I wanted to make grain and dairy free crust for savoury tarts and quiches without coconut oil and flour, which are nearly compulsory ingredients in majority of grain and dairy free bakes without tapioca, buckwheat and quinoa.
Though I can use butter, as it is clear from the ingredient list for this blog, I decided against it, to be able to create the recipe for truly grain and dairy free crust. My goal was to create the crust able to serve 2 purposes: to make savoury tarts and quiches, but also to bake empty shells for individual medium tarts and mini tartlets to use them for serving salads or as canapés base.
for the crust, makes 6-8 medium size individual cases
I baked only 4 and use the rest of the dough to experiment with baking and freezing
- 160g ground whole almonds with skin
- 40g ground flaxseeds
- 80g (1/2 medium) avocado, just starting to become soft, not overly ripe
- 1 egg white, for the reference mine was 34g
- 1/2 tea spoon of sea salt (taste the dough to make sure it is seasoned well)
- pinch of dry thyme and rosemary (can be substituted for any other spices you like, or omitted altogether)
for tart filling, enough to fill 4 individual tarts
- 105g canned salmon, I used wild pink salmon, no salt added
- 1 grated zucchini
- 1 grated large carrot
- 1 egg yolk (leftover from the crust) and 2 whole large eggs
- 1/2 bunch of fresh dill
- 1/2 small red capsicum, chopped
- 2 tea spoons my own garlic and chili peppers paste (use any spices you like)
- 1 table spoon whole chia seeds 5g
- salt and pepper to taste, adjust depending on how salty is your canned salmon
Tart filling is given just an example, you can use any ingredients and make the tart vegetarian with only fresh or roasted vegetables, or use cooked and shredded chicken or turkey breast, or canned tuna instead of salmon.
- grind whole almonds and flaxseeds
- sift almond and flaxseed meal and mix them together
- separate an egg
- puree half of avocado
- mix avocado puree with egg white until fully combined
- add sifted almond and flaxseed mix to wet ingredients
- mix everything together and make a ball
- make the dough flat, cover it with glad wrap and refrigerate for 30-60min
- roll the crust between 2 sheets of baking paper, starting with more pressing motion, and rolling motion thereafter
- peel baking paper and apply it again to uneven surface, it is done without any difficulties
- the dough can be rolled very thin, I made it 2mm
- use cookie cutters to cut the size you want for your individual size tart cases, or make 1 medium size tart or quiche
- blind bake the crust if using thin shallow baking cases, for 10-12 min in preheated to 160C fan forced oven
- bake individual tarts and quiches with fillings when using deeper baking cases for tarts
For the filling
- drain canned salmon and discard all liquid
- grate vegetables
- lightly beat eggs
- combine all ingredients together
- add chia seeds (in case the mix is very wet)
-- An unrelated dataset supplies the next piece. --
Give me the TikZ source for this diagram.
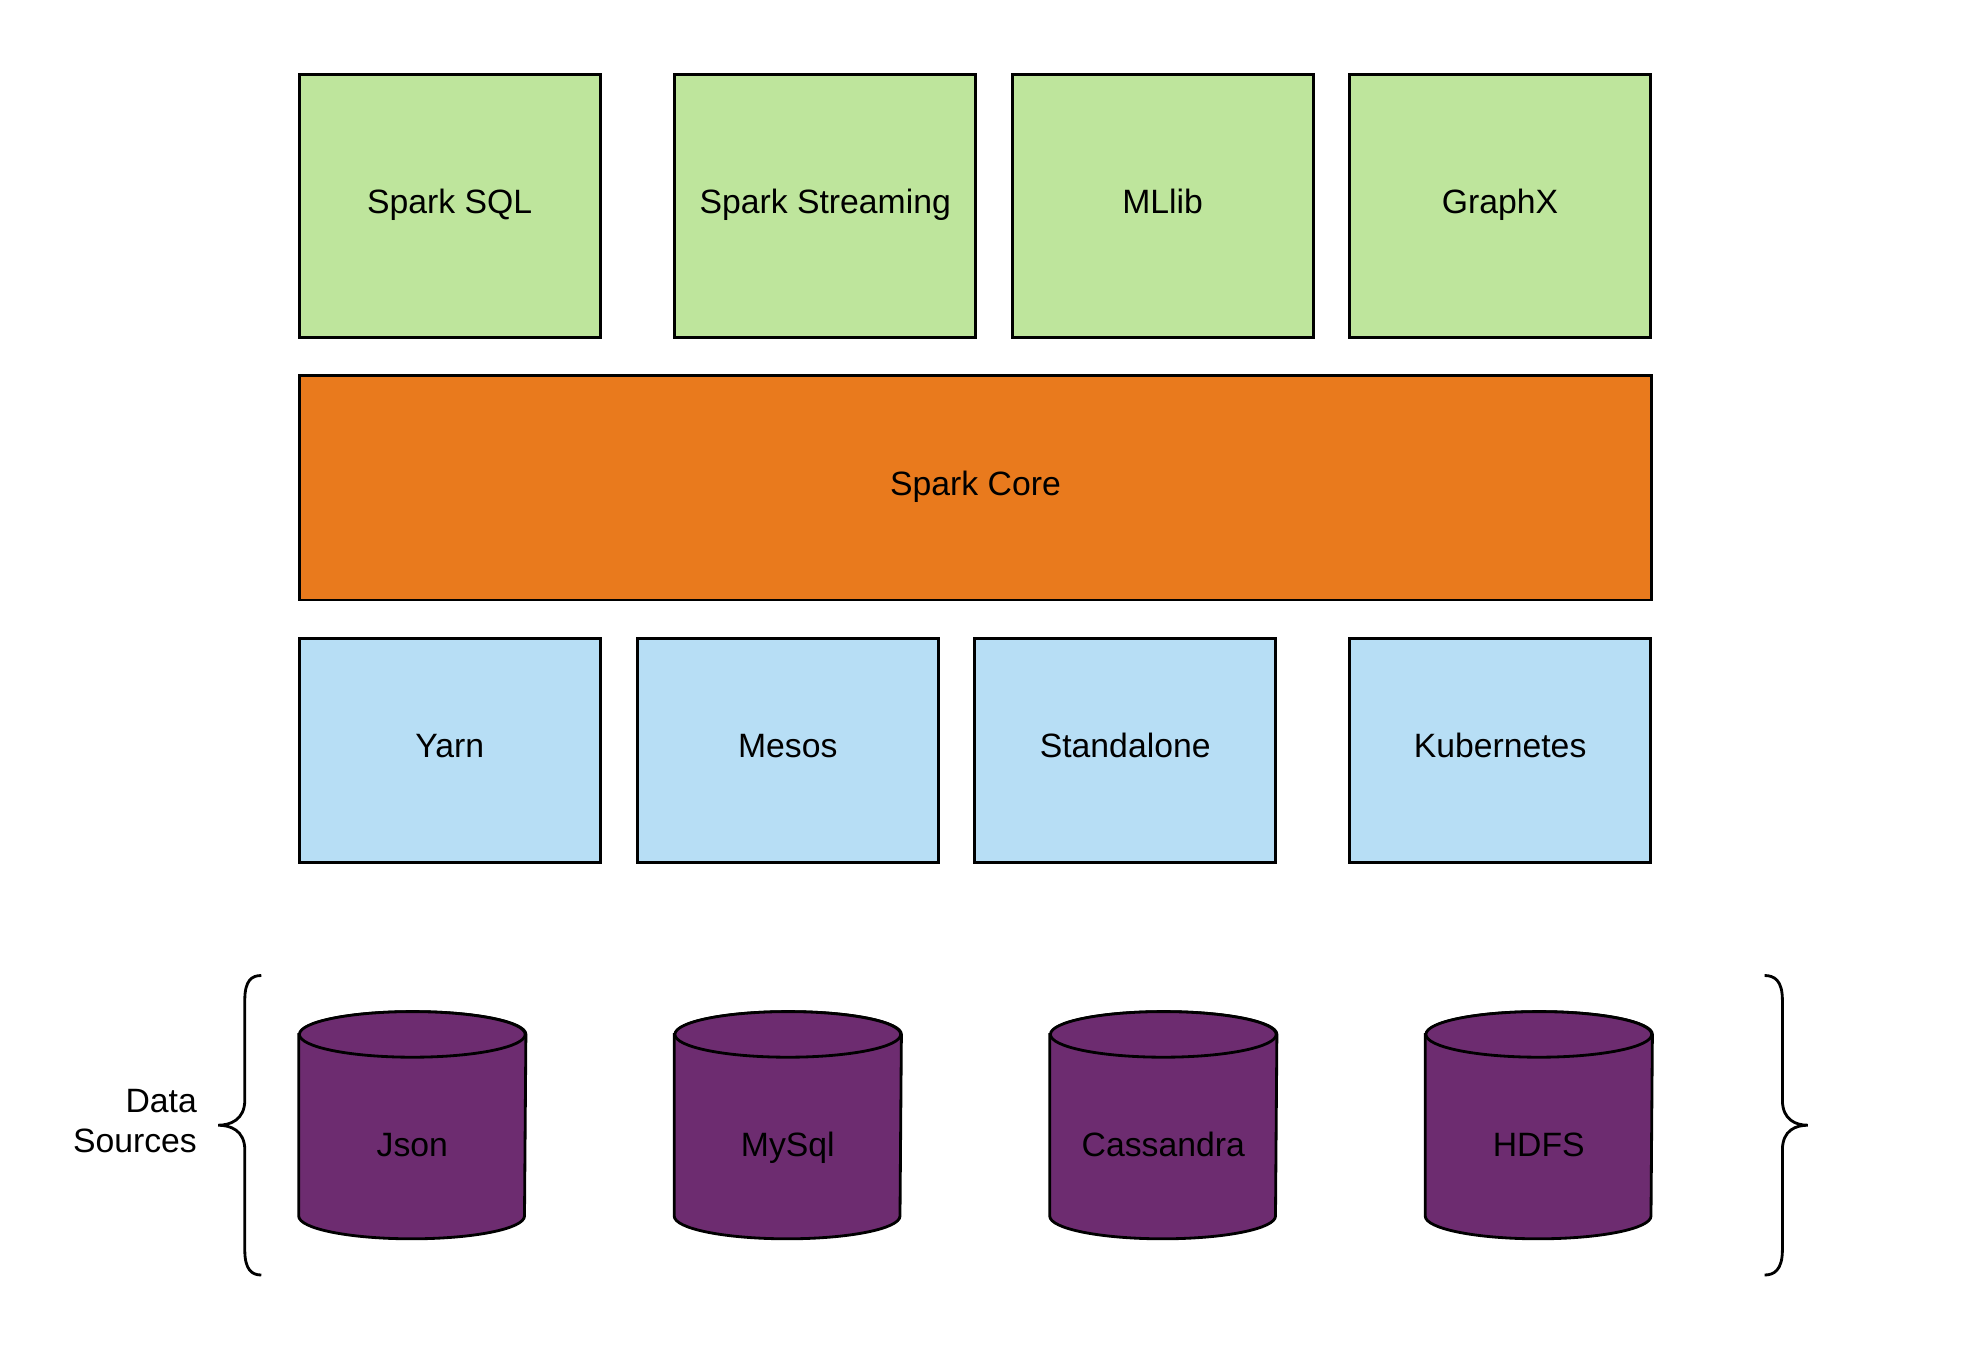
\documentclass[tikz,border=0pt]{standalone}
\usepackage{fontspec}
\setmainfont{Liberation Sans}
\usetikzlibrary{backgrounds}
\definecolor{libgreen}{RGB}{190,229,156}
\definecolor{coreorange}{RGB}{233,122,29}
\definecolor{mgrblue}{RGB}{183,222,245}
\definecolor{dbpurple}{RGB}{109,44,112}
\tikzset{
  layer/.style={draw, line width=0.8pt, fill=#1, inner sep=0pt,
    text height=0.25cm, text depth=0.1cm, font=\fontsize{9.6}{11.5}\selectfont},
  libbox/.style={layer=libgreen, minimum width=3.01cm, minimum height=2.626cm},
  mgrbox/.style={layer=mgrblue, minimum width=3.01cm, minimum height=2.245cm},
  dbstore/.style={inner sep=0pt, minimum width=2.258cm, minimum height=2.258cm,
    text height=0.7cm, text depth=0.08cm, font=\fontsize{9.6}{11.5}\selectfont},
  dbline/.style={draw, line width=0.8pt, fill=dbpurple},
  curly/.style={line width=0.8pt}
}
\begin{document}
\begin{tikzpicture}
\useasboundingbox (0,0) rectangle (19.88,-13.5);

\node[libbox] (sql) at (4.497,-2.061) {Spark SQL};
\node[libbox] (streaming) at (8.252,-2.061) {Spark Streaming};
\node[libbox] (mllib) at (11.626,-2.061) {MLlib};
\node[libbox] (graphx) at (15.001,-2.061) {GraphX};

\node[layer=coreorange, minimum width=13.523cm, minimum height=2.245cm] (core) at (9.755,-4.878) {Spark Core};

\node[mgrbox] (yarn) at (4.497,-7.504) {Yarn};
\node[mgrbox] (mesos) at (7.878,-7.504) {Mesos};
\node[mgrbox] (standalone) at (11.252,-7.504) {Standalone};
\node[mgrbox] (kubernetes) at (15.001,-7.504) {Kubernetes};

\node[dbstore] (json) at (4.123,-11.252) {Json};
\node[dbstore] (mysql) at (7.878,-11.252) {MySql};
\node[dbstore] (cassandra) at (11.633,-11.252) {Cassandra};
\node[dbstore] (hdfs) at (15.388,-11.252) {HDFS};

\begin{scope}[on background layer]
\foreach \db in {json,mysql,cassandra,hdfs}{
  \path[dbline] ([yshift=-0.228cm]\db.north west) -- ([yshift=0.228cm]\db.south west)
    arc[start angle=180, end angle=360, x radius=1.129cm, y radius=0.228cm]
    -- ([yshift=-0.228cm]\db.north east)
    arc[start angle=0, end angle=180, x radius=1.129cm, y radius=0.228cm] -- cycle;
  \path[dbline] ([yshift=-0.228cm]\db.north) ellipse[x radius=1.129cm, y radius=0.228cm];
}
\end{scope}

\node[align=right, anchor=east, inner sep=0pt, font=\fontsize{9.6}{11.6}\selectfont] (sources) at (1.975,-11.21) {Data\\Sources};

\draw[curly] (2.613,-9.755) .. controls (2.52,-9.755) and (2.448,-9.8) .. (2.448,-10.0) -- (2.448,-11.0)
  .. controls (2.448,-11.2) and (2.3,-11.252) .. (2.182,-11.252)
  .. controls (2.3,-11.252) and (2.448,-11.3) .. (2.448,-11.5) -- (2.448,-12.5)
  .. controls (2.448,-12.7) and (2.52,-12.75) .. (2.613,-12.75);
\draw[curly] (17.646,-9.755) .. controls (17.74,-9.755) and (17.824,-9.8) .. (17.824,-10.0) -- (17.824,-11.0)
  .. controls (17.824,-11.2) and (17.96,-11.252) .. (18.078,-11.252)
  .. controls (17.96,-11.252) and (17.824,-11.3) .. (17.824,-11.5) -- (17.824,-12.5)
  .. controls (17.824,-12.7) and (17.74,-12.75) .. (17.646,-12.75);
\end{tikzpicture}
\end{document}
- use the filling for either blind baked or fresh crust
- bake in preheated to 160C fan forced oven, until the filling is set
The crust had enough fats to be used without greasing non stick individual tart cases. However, after baking in ceramic baking cases, without applying any oil, I had to use sharp knife to separate the crust from the sides, but the bottom separated without any difficulties.
Both bakes were successful, the crust was dry and fully baked in blind baked tarts and in “one go” bake.
It was completely obvious for me, that the best results were achieved with a simple bake of fresh crust, together with the filling in a non-stick individual tart cases. These cases did not have the removable bottom, but there were no problems of taking tarts out of their baking cases. I have frozen the crust to test how it will be baked after defrosting, I will report that later.
Overall the dough was easy to work with. When I rolled part of it too thin, I scraped it, made another ball, and rolled the dough again. In all these processes I used and reused the same 2 sheets of baking paper. It was very easy to peel the paper and separate it from the dough. It terms of taste the crust was excellent for salmon tart, but I am not sure it would be good as the shell for fresh salads. It is too dry. Mine also lacked seasoning, which was nicely balanced in a tart by having salmon with spiced vegetables. This dough can be baked as very thin crackers, if you want to use meat or fish with quite wet sauce, for example your own homemade mayonnaise.
Positive aspects of the crust:
- only 4 main ingredients
- easy to make
- easy to work with
- easy to bake
- keeps the shape well
- good nutritional balance of protein, fat, carbs and fibre
- can be used with any savoury ingredients in fillings
- no coconut taste, prohibitive with some savoury ingredients
Negative aspects of the crust:
- dry texture, not suitable for all needs
Comments about freezing and defrosting to be added later.